Hermetic Library fellow T Polyphilus reviews Lectures on the Will to Know (Lectures at the College De France 1970-1971 and Oedipal Knowledge) by Michel Foucault, edited by Arnold I I Davison, translated by Graham Burchell.

Michel Foucault Arnold I I Davidson Graham Burchell Lectures on the Will to Know

The lectures in this volume represent a pivotal moment in the career of French sage Michel Foucault, which he characterized as a turn from “archaeology” to “genealogy”: i.e. from projects inspired by structuralism to ones inspired by Nietzschean ideas. This 1970-1971 set were his first lecture series after achieving his chair at the College de France, and they manifest a change in direction from the work he had previously undertaken in order to establish his intellectual authority, to that to which he would henceforth apply it.

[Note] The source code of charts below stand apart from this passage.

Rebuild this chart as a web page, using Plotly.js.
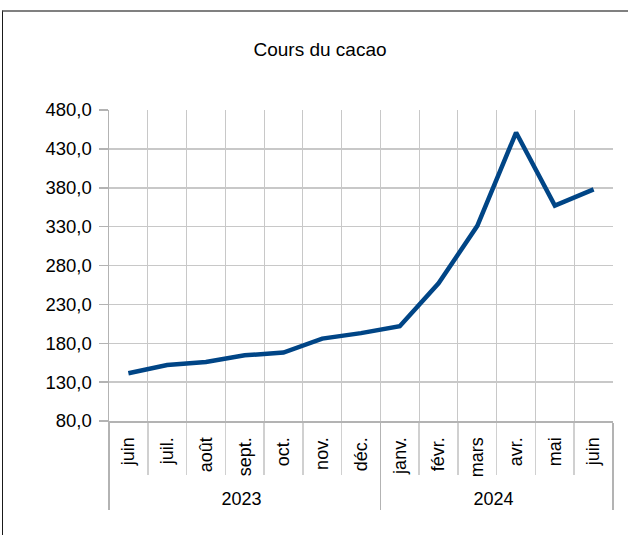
<!DOCTYPE html>
<html>
<head>
<meta charset="utf-8">
<script src="https://cdn.plot.ly/plotly-3.0.1.min.js"></script>
<style>
  html, body { margin: 0; padding: 0; background: #fff; }
  #wrap { position: relative; width: 628px; height: 535px; overflow: hidden; }
  #chart { position: absolute; left: 0; top: 0; width: 628px; height: 535px; }
  #frame { position: absolute; left: 2px; top: 10px; width: 640px; height: 600px;
           border-top: 2px solid #808080; border-left: 1px solid #1a1a1a; pointer-events: none; }
</style>
</head>
<body>
<div id="wrap">
  <div id="chart"></div>
  <div id="frame"></div>
</div>
<script>
// second "juin" carries a zero-width space so the two Junes stay distinct categories
const months = ["juin", "juil.", "août", "sept.", "oct.", "nov.", "déc.",
                "janv.", "févr.", "mars", "avr.", "mai", "juin\u200b"];
const years = ["2023", "2023", "2023", "2023", "2023", "2023", "2023",
               "2024", "2024", "2024", "2024", "2024", "2024"];
const prices = [141.5, 152, 156, 164.5, 168, 186, 193, 202, 257, 331, 451, 357, 378];

const FONT = "Liberation Sans, Arial, sans-serif";

const trace = {
  type: "scatter",
  mode: "lines",
  x: [years, months],
  y: prices,
  line: { color: "#004586", width: 4.5 },
  hoverinfo: "skip"
};

const layout = {
  width: 628,
  height: 535,
  margin: { l: 109, r: 15, t: 110, b: 114 },
  paper_bgcolor: "#ffffff",
  plot_bgcolor: "#ffffff",
  separators: ", ",
  font: { family: FONT, size: 18, color: "#000000" },
  showlegend: false,
  title: {
    text: "Cours du cacao",
    font: { family: FONT, size: 19, color: "#000000" },
    x: 320 / 628,
    xanchor: "center",
    xref: "container",
    y: 1 - 49 / 535,
    yanchor: "middle",
    yref: "container"
  },
  xaxis: {
    type: "multicategory",
    range: [-0.5, months.length - 0.5],
    tickangle: -90,
    showgrid: true,
    gridcolor: "#c8c8c8",
    gridwidth: 1,
    showline: true,
    linecolor: "#b3b3b3",
    linewidth: 2,
    ticks: "outside",
    ticklen: 52,
    tickcolor: "#d0d0d0",
    tickwidth: 1.5,
    ticklabelstandoff: 7,
    showdividers: true,
    dividercolor: "#b3b3b3",
    dividerwidth: 1.5,
    tickfont: { family: FONT, size: 18, color: "#000000" },
    fixedrange: true
  },
  yaxis: {
    range: [80, 480],
    tick0: 80,
    dtick: 50,
    tickformat: ".1f",
    showgrid: true,
    gridcolor: "#c8c8c8",
    gridwidth: 1.5,
    zeroline: false,
    showline: true,
    linecolor: "#b3b3b3",
    linewidth: 1.5,
    ticks: "outside",
    ticklen: 9,
    tickcolor: "#b3b3b3",
    tickwidth: 1.5,
    ticklabelstandoff: 3,
    tickfont: { family: FONT, size: 18.5, color: "#000000" },
    fixedrange: true
  }
};

Plotly.newPlot("chart", [trace], layout, { displayModeBar: false, staticPlot: true });
</script>
</body>
</html>
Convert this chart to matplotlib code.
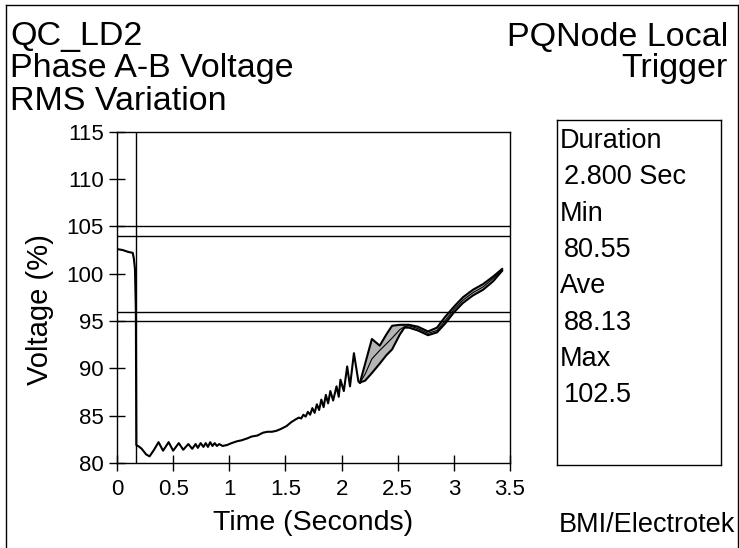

The texts are direct edits and translations from Foucault’s own lecture notes. While later Foucault lectures can be (and have been) reconstructed with the benefit of audio recordings, these early ones survive only in written form. Foucault’s own notes have been supplemented in places with notes taken by attendees. Still, the aide memoire character of the documents makes them sometimes hard to follow, and leaves many ambiguities. One lecture (on Nietzsche) has gone missing, although a another lecture on the same topic delivered in Canada in 1971 is appended to supply the lack. Further ingredients include Foucault’s retrospective “Course Summary” (which can be read profitably as a preliminary overview), the 1972 lecture “Oedipal Knowledge” which extends some of the final considerations of the series, and editor Defert’s helpful contextualization of the lecture series.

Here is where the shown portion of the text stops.